What needs to be done – The data below should be restated word for word, with every picture omitted.

Source material –
____________________

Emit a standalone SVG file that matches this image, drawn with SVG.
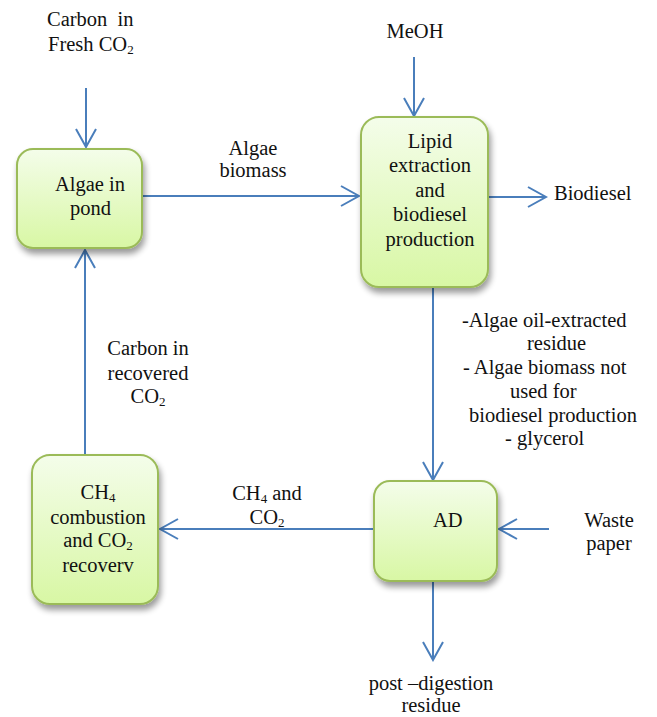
<svg xmlns="http://www.w3.org/2000/svg" width="657" height="717" viewBox="0 0 657 717" font-family="Liberation Serif, DejaVu Serif, serif">
<style>
text{font-family:"Liberation Serif","DejaVu Serif","Times New Roman",serif;font-size:20.5px;fill:#111}
.c{text-anchor:middle}
.sub{font-size:13px}
.box{fill:url(#g);stroke:#9bbb59;stroke-width:2;filter:url(#sh)}
.ln{stroke:#4a7ebb;stroke-width:2;fill:none;marker-end:url(#ah)}
</style>
<defs>
<linearGradient id="g" x1="0" y1="0" x2="0" y2="1">
<stop offset="0" stop-color="#f4fdea"/>
<stop offset="1" stop-color="#d8f7a4"/>
</linearGradient>
<filter id="sh" x="-20%" y="-20%" width="150%" height="150%">
<feGaussianBlur in="SourceAlpha" stdDeviation="3"/>
<feOffset dx="2" dy="5" result="b"/>
<feComponentTransfer><feFuncA type="linear" slope="0.4"/></feComponentTransfer>
<feMerge><feMergeNode/><feMergeNode in="SourceGraphic"/></feMerge>
</filter>
<marker id="ah" markerUnits="userSpaceOnUse" markerWidth="22" markerHeight="24" viewBox="0 0 22 24" refX="20" refY="12" orient="auto">
<path d="M2,2 L20,12 L2,22" stroke="#4a7ebb" stroke-width="2" fill="none"/>
</marker>
</defs>

<g id="connectors">
<line class="ln" x1="86" y1="88" x2="86" y2="147"/>
<line class="ln" x1="414" y1="57" x2="414" y2="116"/>
<line class="ln" x1="142" y1="196" x2="359" y2="196"/>
<line class="ln" x1="488" y1="197" x2="546" y2="197"/>
<line class="ln" x1="433" y1="288" x2="433" y2="480"/>
<line class="ln" x1="374" y1="529" x2="160" y2="529"/>
<line class="ln" x1="549" y1="529" x2="499" y2="529"/>
<line class="ln" x1="433" y1="582" x2="433" y2="660"/>
<line class="ln" x1="85" y1="455" x2="85" y2="250"/>
</g>

<g id="algae-pond">
<rect class="box" x="17" y="149" width="125" height="99" rx="16"/>
<text x="55" y="191">Algae in</text>
<text x="70" y="215">pond</text>
</g>

<g id="lipid-extraction">
<rect class="box" x="361" y="117" width="127" height="170" rx="18"/>
<text class="c" x="430" y="148">Lipid</text>
<text class="c" x="430" y="172">extraction</text>
<text class="c" x="430" y="197">and</text>
<text class="c" x="430" y="221">biodiesel</text>
<text class="c" x="430" y="246">production</text>
</g>

<g id="ch4-combustion">
<rect class="box" x="32" y="455" width="126" height="149" rx="18"/>
<text class="c" x="98" y="499">CH<tspan class="sub" dy="3">4</tspan></text>
<text class="c" x="98" y="524">combustion</text>
<text class="c" x="98" y="547">and CO<tspan class="sub" dy="3">2</tspan></text>
<text class="c" x="98" y="572">recoverv</text>
</g>

<g id="ad">
<rect class="box" x="374" y="481" width="123" height="100" rx="16"/>
<text x="433" y="527">AD</text>
</g>

<g id="labels">
<text x="47" y="26" xml:space="preserve">Carbon  in</text>
<text x="48" y="51">Fresh CO<tspan class="sub" dy="3">2</tspan></text>
<text class="c" x="415" y="38">MeOH</text>
<text class="c" x="253" y="155">Algae</text>
<text class="c" x="253" y="177">biomass</text>
<text x="554" y="200">Biodiesel</text>
<text x="462" y="327">-Algae oil-extracted</text>
<text x="527" y="350">residue</text>
<text x="463" y="374">- Algae biomass not</text>
<text x="510" y="398">used for</text>
<text x="469" y="422">biodiesel production</text>
<text x="505" y="445">- glycerol</text>
<text class="c" x="148" y="355">Carbon in</text>
<text class="c" x="148" y="380">recovered</text>
<text class="c" x="148" y="403">CO<tspan class="sub" dy="3">2</tspan></text>
<text class="c" x="267" y="500">CH<tspan class="sub" dy="3">4</tspan><tspan dy="-3"> and</tspan></text>
<text class="c" x="267" y="524">CO<tspan class="sub" dy="3">2</tspan></text>
<text class="c" x="609" y="527">Waste</text>
<text class="c" x="609" y="550">paper</text>
<text class="c" x="431" y="690">post –digestion</text>
<text class="c" x="431" y="712">residue</text>
</g>
</svg>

____________________

Exercise result –
Emit a standalone SVG file that matches this image, drawn with SVG.
<svg xmlns="http://www.w3.org/2000/svg" width="657" height="717" viewBox="0 0 657 717" font-family="Liberation Serif, DejaVu Serif, serif">
<style>
text{font-family:"Liberation Serif","DejaVu Serif","Times New Roman",serif;font-size:20.5px;fill:#111}
.c{text-anchor:middle}
.sub{font-size:13px}
.box{fill:url(#g);stroke:#9bbb59;stroke-width:2;filter:url(#sh)}
.ln{stroke:#4a7ebb;stroke-width:2;fill:none;marker-end:url(#ah)}
</style>
<defs>
<linearGradient id="g" x1="0" y1="0" x2="0" y2="1">
<stop offset="0" stop-color="#f4fdea"/>
<stop offset="1" stop-color="#d8f7a4"/>
</linearGradient>
<filter id="sh" x="-20%" y="-20%" width="150%" height="150%">
<feGaussianBlur in="SourceAlpha" stdDeviation="3"/>
<feOffset dx="2" dy="5" result="b"/>
<feComponentTransfer><feFuncA type="linear" slope="0.4"/></feComponentTransfer>
<feMerge><feMergeNode/><feMergeNode in="SourceGraphic"/></feMerge>
</filter>
<marker id="ah" markerUnits="userSpaceOnUse" markerWidth="22" markerHeight="24" viewBox="0 0 22 24" refX="20" refY="12" orient="auto">
<path d="M2,2 L20,12 L2,22" stroke="#4a7ebb" stroke-width="2" fill="none"/>
</marker>
</defs>

<g id="connectors">
<line class="ln" x1="86" y1="88" x2="86" y2="147"/>
<line class="ln" x1="414" y1="57" x2="414" y2="116"/>
<line class="ln" x1="142" y1="196" x2="359" y2="196"/>
<line class="ln" x1="488" y1="197" x2="546" y2="197"/>
<line class="ln" x1="433" y1="288" x2="433" y2="480"/>
<line class="ln" x1="374" y1="529" x2="160" y2="529"/>
<line class="ln" x1="549" y1="529" x2="499" y2="529"/>
<line class="ln" x1="433" y1="582" x2="433" y2="660"/>
<line class="ln" x1="85" y1="455" x2="85" y2="250"/>
</g>

<g id="algae-pond">
<rect class="box" x="17" y="149" width="125" height="99" rx="16"/>
<text x="55" y="191">Algae in</text>
<text x="70" y="215">pond</text>
</g>

<g id="lipid-extraction">
<rect class="box" x="361" y="117" width="127" height="170" rx="18"/>
<text class="c" x="430" y="148">Lipid</text>
<text class="c" x="430" y="172">extraction</text>
<text class="c" x="430" y="197">and</text>
<text class="c" x="430" y="221">biodiesel</text>
<text class="c" x="430" y="246">production</text>
</g>

<g id="ch4-combustion">
<rect class="box" x="32" y="455" width="126" height="149" rx="18"/>
<text class="c" x="98" y="499">CH<tspan class="sub" dy="3">4</tspan></text>
<text class="c" x="98" y="524">combustion</text>
<text class="c" x="98" y="547">and CO<tspan class="sub" dy="3">2</tspan></text>
<text class="c" x="98" y="572">recoverv</text>
</g>

<g id="ad">
<rect class="box" x="374" y="481" width="123" height="100" rx="16"/>
<text x="433" y="527">AD</text>
</g>

<g id="labels">
<text x="47" y="26" xml:space="preserve">Carbon  in</text>
<text x="48" y="51">Fresh CO<tspan class="sub" dy="3">2</tspan></text>
<text class="c" x="415" y="38">MeOH</text>
<text class="c" x="253" y="155">Algae</text>
<text class="c" x="253" y="177">biomass</text>
<text x="554" y="200">Biodiesel</text>
<text x="462" y="327">-Algae oil-extracted</text>
<text x="527" y="350">residue</text>
<text x="463" y="374">- Algae biomass not</text>
<text x="510" y="398">used for</text>
<text x="469" y="422">biodiesel production</text>
<text x="505" y="445">- glycerol</text>
<text class="c" x="148" y="355">Carbon in</text>
<text class="c" x="148" y="380">recovered</text>
<text class="c" x="148" y="403">CO<tspan class="sub" dy="3">2</tspan></text>
<text class="c" x="267" y="500">CH<tspan class="sub" dy="3">4</tspan><tspan dy="-3"> and</tspan></text>
<text class="c" x="267" y="524">CO<tspan class="sub" dy="3">2</tspan></text>
<text class="c" x="609" y="527">Waste</text>
<text class="c" x="609" y="550">paper</text>
<text class="c" x="431" y="690">post –digestion</text>
<text class="c" x="431" y="712">residue</text>
</g>
</svg>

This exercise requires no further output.